Em nota, a Cehab não falou quando os entulhos serão retirados do local, mas afirmou que equipes técnicas do Governo do Estado e do Município de Olinda estão atuando nas áreas de intervenção da obra da Via Metropolitana Norte, para garantir o escoamento das águas das chuvas. “A limpeza e manutenção do Canal do Fragoso, de atuação da Prefeitura Municipal, é realizada em períodos mais frequentes já firmados. A SecHab e a Prefeitura de Olinda vem destacando a importância da conscientização da população em relação ao lixo acumulado nos canais e nas  margens do Canal do Fragoso. O acúmulo de lixo, entulho e outros detritos, somando às fortes chuvas no período atual, agravam a situação”, diz a nota. 

Vala aberta

Em um cenário que beira o abandono e o descaso, os moradores dos bairros de Jardim Atlântico e Jardim Fragoso continuam a se perguntar qual será o posicionamento do poder público e quais serão as providências tomadas pela possível relação da enchente com a obra. Para a Secretaria de Habitação de Pernambuco, as obras realizadas no Canal do Fragoso não tiveram relação com os transtornos e alagamentos ocasionados pelas chuvas no município de Olinda.
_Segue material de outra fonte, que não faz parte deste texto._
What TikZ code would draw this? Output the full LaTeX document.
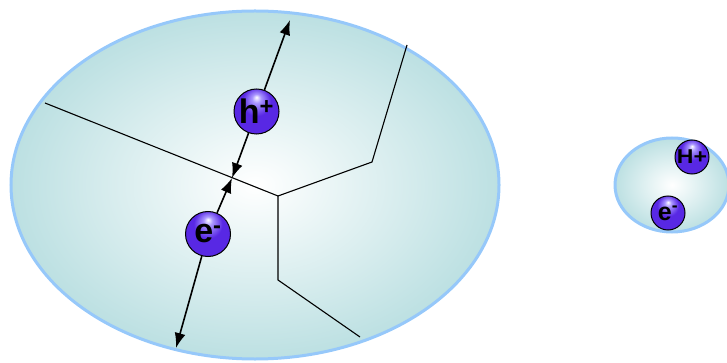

A última grande chuva, considerada pela APAC uma das maiores dos últimos 30 anos, contribuiu com os transtornos ocasionados às famílias, somados ao histórico de alagamentos no município.  

Com atrasos no prazo inicial, a nova previsão de conclusão da primeira etapa do Projeto da Via Metropolitana Norte, denominada Fragoso II, é para o primeiro semestre de 2017. Apesar de prometer - na teoria - benefícios como a interrupção de constantes alagamentos registrados nas épocas de chuvas na região, a obra só trouxe, na prática, prejuízos irreparáveis aos moradores da região. Assim como Dona Vanda que deu um novo sentido a sua geladeira danificada com a enchente, os moradores tentam dar novos sentidos a realidade, na luta pelos seus direitos e na esperança de que algo possa ser feito pelo Governo do Estado. Ainda nesta terça-feira (24), um grupo se reúne em uma Audiência Pública na Câmara Municipal do Recife, às 19h, em busca de criar um canal de diálogo com os órgãos públicos da capital pernambucana.